I disagree with your examples of the first kind of problem, and think they undermine your analysis of the problem as a whole. knock genuinely doesn't replace a Rogue at 3rd level. It has advantages (faster, more certain), but also disadvantages (higher opportunity cost, more limited uses). In an item it might, but Rogues do get UMD. At 9th level it might negate the need for a Rogue by virtue of being relatively cheaper, but isn't having the 9th level Rogue still depend on a 1st level ability for non-combat relevance a problem? I would suggest that the better paradigm would be not to remove knock, but to provide the 9th level Rogue with new abilities that fit into a similar paradigm when compared to the abilities of 9th level casters. (Also, I've toyed with the idea of just making knock part of Open Lock, for thematic consistency reasons).

I think the second problem reduces to leveling. If you have accumulated an AC of 35, you are not threated by monsters with an attack bonus of +14 or lower in much the same way that someone who can fly is not threatened by monsters without flight and/or ranged attacks. Should we remove leveling entirely? If not, why is it bad that some challenges are obsoleted not purely by numerical progression, but rather by acquisition of new abilities?

The third problem is a matter of taste. Some stories are negated by teleport. But some stories are enabled by teleport. Isn't it better to support both kinds of stories by using a level divide, rather than excluding the ability and thereby supporting only one?


And one final thing to note is that everything is dependent on the GM. I've read it here and elsewhere that abilities like Teleport or Plane Shift are needed to escape the dreaded railroad. But I don't think that's true. If the GM is going to railroad, you're not getting away with a spell. In a worst-case scenario, you end up in a blank space because the GM didn't put anything there. And as Lord Raziere said on this and last page, the rails have not gone anywhere. The only difference is that the players are laying them now. And in my limited experience, they don't take responsibility. (Not the best way to express this, but I'm at loss for a better phrase).

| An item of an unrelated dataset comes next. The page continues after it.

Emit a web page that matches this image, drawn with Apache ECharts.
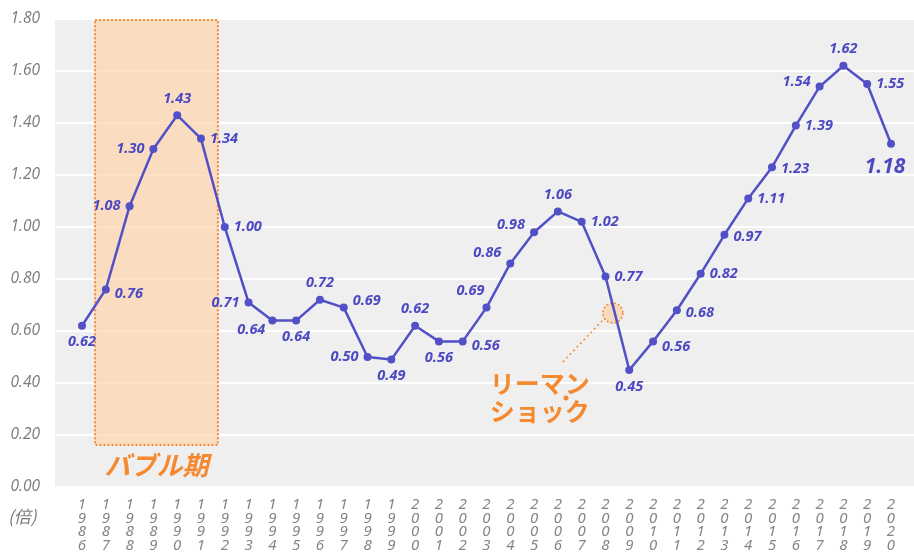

To me, players with that attitude are just as bad as the railroading or 'gotcha' GMs.

It is certainly true that no rules can provide absolute protection against bad DMing. But the ability to explicitly pursue a different strategy than the intended one is good. It allows players to be creative and look for solutions the DM might not have considered, which is an experience that is valuable.

I literally don't understand the notion of "player railroading". Railroading is forcing the game to a pre-defined path. By definition, stepping off that path is not railroading. Am I "railroading" the course of combat when I attack a goblin knowing that I will successfully take an attack action (to be clear, not hit or kill, just make an attack)? What does "railroading" even mean here?

Drakevarg
2017-08-30, 08:25 PM
I disagree with your examples of the first kind of problem, and think they undermine your analysis of the problem as a whole. knock genuinely doesn't replace a Rogue at 3rd level. It has advantages (faster, more certain), but also disadvantages (higher opportunity cost, more limited uses). In an item it might, but Rogues do get UMD.

"Wizards don't make rogues redundant because rogues have the power to pretend they're wizards."


The third problem is a matter of taste. Some stories are negated by teleport. But some stories are enabled by teleport. Isn't it better to support both kinds of stories by using a level divide, rather than excluding the ability and thereby supporting only one?

That'd assume that teleporting vs. not teleporting is the only change across levels. What if you want a story where you can punch dragons, but not teleport? You can't have one without the other, short of banning casters or giving them arbitrary level caps that others don't have.